Molarity and Solutions Flashcards
What is a solution?
A mixture that is made of two or more substances and is identical/homogeneous throughout. They can be physically separated and are composed of solutes and solvents.
What is the solute?
The substance being dissolved, like salt or sugar.
What is the solvent?
The substance that dissolves the other substance (solute), like water.
What is concentration?
The amount of solute dissolved in a solvent at a given temperature.
What does it mean if a solution is described as dilute?
It means its concentration of solute is low.
What does it mean if the solution is concentrated?
It means the concentration of solute is high.
What are three levels of concentration?
Unsaturated, saturated, and supersaturated.
What does unsaturated mean?
The solution has less than the maximum amount of solute.
What does saturated mean?
The solution has exactly the maximum amount of solute.
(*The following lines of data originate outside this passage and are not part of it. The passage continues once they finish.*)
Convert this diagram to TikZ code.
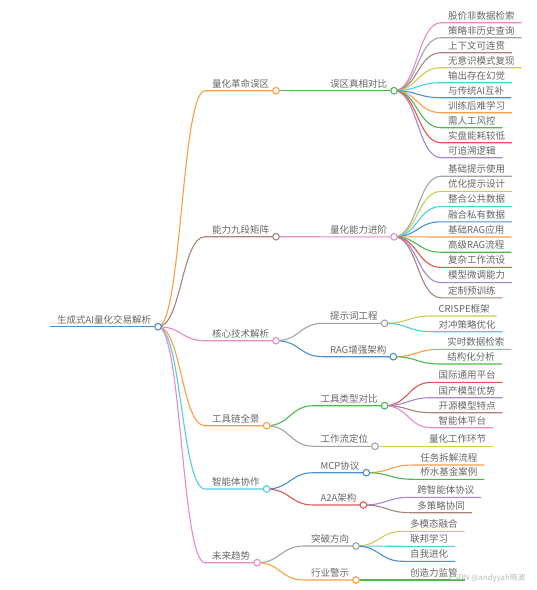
\documentclass[tikz,border=0pt]{standalone}
\usepackage{fontspec}
\usepackage{tikz}
\usetikzlibrary{calc}
\newfontfamily\cjk{Noto Sans CJK SC}
\definecolor{mpink}{HTML}{E88AC8}
\definecolor{mgray}{HTML}{A3A3A3}
\definecolor{mbrown}{HTML}{A8837A}
\definecolor{molive}{HTML}{CDCD55}
\definecolor{mcyan}{HTML}{4ECFDF}
\definecolor{mblue}{HTML}{4A90CF}
\definecolor{morange}{HTML}{FF9D45}
\definecolor{mgreen}{HTML}{4DB84D}
\definecolor{mred}{HTML}{E25555}
\definecolor{mpurple}{HTML}{A985D3}
\definecolor{ink}{HTML}{666666}

% children of a node: parent name, list of name/text/colour/y
\newcommand{\kids}[2]{%
  \coordinate (#1-k) at ([xshift=47pt]#1.south east);
  \foreach \nm/\txt/\cl/\yy in {#2}{
    \node[lbl] (\nm) at (#1-k |- 0,\yy) {\txt};
    \draw[conn=\cl] (#1.south east) .. controls +(23.5,0) and +(-23.5,0) .. (\nm.south west) -- (\nm.south east);
  }}

\begin{document}
\begin{tikzpicture}[x=1pt,y=-1pt,
  lbl/.style={font=\cjk\fontsize{9.5}{11}\selectfont,text=ink,anchor=south west,
              inner xsep=6.8pt,inner ysep=3.5pt,text depth=0pt},
  conn/.style={draw=#1,line width=1.1pt},
  knob/.style={draw=#1,fill=white,line width=1.1pt}
]
\useasboundingbox (0,0) rectangle (537,590);

% root
\node[lbl] (root) at (50,326.7) {生成式AI量化交易解析};
\draw[conn=mblue] (root.south west) -- (root.south east);

% first level
\kids{root}{trap/量化革命误区/morange/90.7, nine/能力九段矩阵/mbrown/236.7,
  core/核心技术解析/mpink/340.7, tool/工具链全景/morange/425.7,
  agent/智能体协作/mcyan/489, trend/未来趋势/mpink/562.7}

% second level
\kids{trap}{truth/误区真相对比/mgreen/90.7}
\kids{nine}{ladder/量化能力进阶/mpink/236.8}
\kids{core}{prompt/提示词工程/mgray/323.3, rag/RAG增强架构/mblue/356.7}
\kids{tool}{types/工具类型对比/mgreen/405.7, flow/工作流定位/mgray/446.3}
\kids{agent}{mcp/MCP协议/mblue/472.7, atoa/A2A架构/mred/505}
\kids{trend}{dir/突破方向/mgray/546, warn/行业警示/morange/580}

% leaves
\kids{truth}{t1/股价非数据检索/mpink/22.7, t2/策略非历史查询/mgray/37.7,
  t3/上下文可连贯/mbrown/52.7, t4/无意识模式复现/molive/67.7,
  t5/输出存在幻觉/mcyan/82.7, t6/与传统AI互补/mblue/97.7,
  t7/训练后难学习/morange/112.7, t8/需人工风控/mgreen/127.7,
  t9/实盘能耗较低/mred/142.7, t10/可追溯逻辑/mpurple/157.7}
\kids{ladder}{l1/基础提示使用/mgray/176.2, l2/优化提示设计/molive/191.4,
  l3/整合公共数据/mcyan/206.6, l4/融合私有数据/mblue/221.8,
  l5/基础RAG应用/morange/237, l6/高级RAG流程/mgreen/252.2,
  l7/复杂工作流设/mred/267.4, l8/模型微调能力/mpurple/282.6,
  l9/定制预训练/mbrown/297.8}
\kids{prompt}{p1/CRISPE框架/molive/316, p2/对冲策略优化/mcyan/331.7}
\kids{rag}{g1/实时数据检索/morange/349.3, g2/结构化分析/mgreen/364}
\kids{types}{y1/国际通用平台/mred/382.3, y2/国产模型优势/mpurple/397.7,
  y3/开源模型特点/mbrown/412.7, y4/智能体平台/mpink/427.7}
\kids{flow}{f1/量化工作环节/molive/446.3}
\kids{mcp}{m1/任务拆解流程/morange/465, m2/桥水基金案例/mgreen/479.3}
\kids{atoa}{a1/跨智能体协议/mpurple/497.3, a2/多策略协同/mbrown/512.7}
\kids{dir}{d1/多模态融合/molive/531.3, d2/联邦学习/mcyan/546.3, d3/自我进化/mblue/561.3}
\kids{warn}{w1/创造力监管/mgreen/580}

% circles on the inner nodes
\foreach \nm/\cl in {root/mblue, trap/morange, nine/mbrown, core/mpink, tool/morange,
  agent/mcyan, trend/mpink, truth/mgreen, ladder/mpink, prompt/mgray, rag/mblue,
  types/mgreen, flow/mgray, mcp/mblue, atoa/mred, dir/mgray, warn/morange}
  \draw[knob=\cl] (\nm.south east) circle (3.3pt);

\node[font=\cjk\fontsize{7.8}{9}\selectfont,text=black!28,anchor=base west,inner sep=0pt] (mark) at (449,580.5) {CSDN @andyyah晓波};
\end{tikzpicture}
\end{document}
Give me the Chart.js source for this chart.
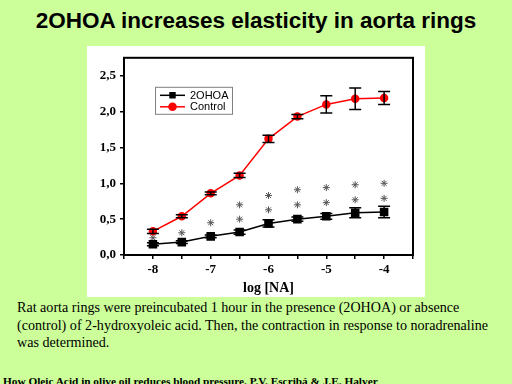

If any more is added, it sits at the bottom instead of dissolving.
What does supersaturated mean?
The solution has more of the dissolved solute than is typically possible, and this usually requires a temperature increase followed by cooling.
What is molarity?
A way to express the concentration of a solution. It represents how many moles of solute are dissolved in 1 liter of solution. (mol solute/liters solution)
What is the formula for molarity?
M=mol/L
How can you use molarity to solve for liters?
L=mol/M
How can you use molarity to solve for moles?
mol= M x L
In a lab, which do you add first when measuring out a certain volume of solution- the solvent or solute?
Add the solute first (or the more concentrated solution) before adding the solvent because it is much easier to control the volume of the solvent than it is to control the volume of solute.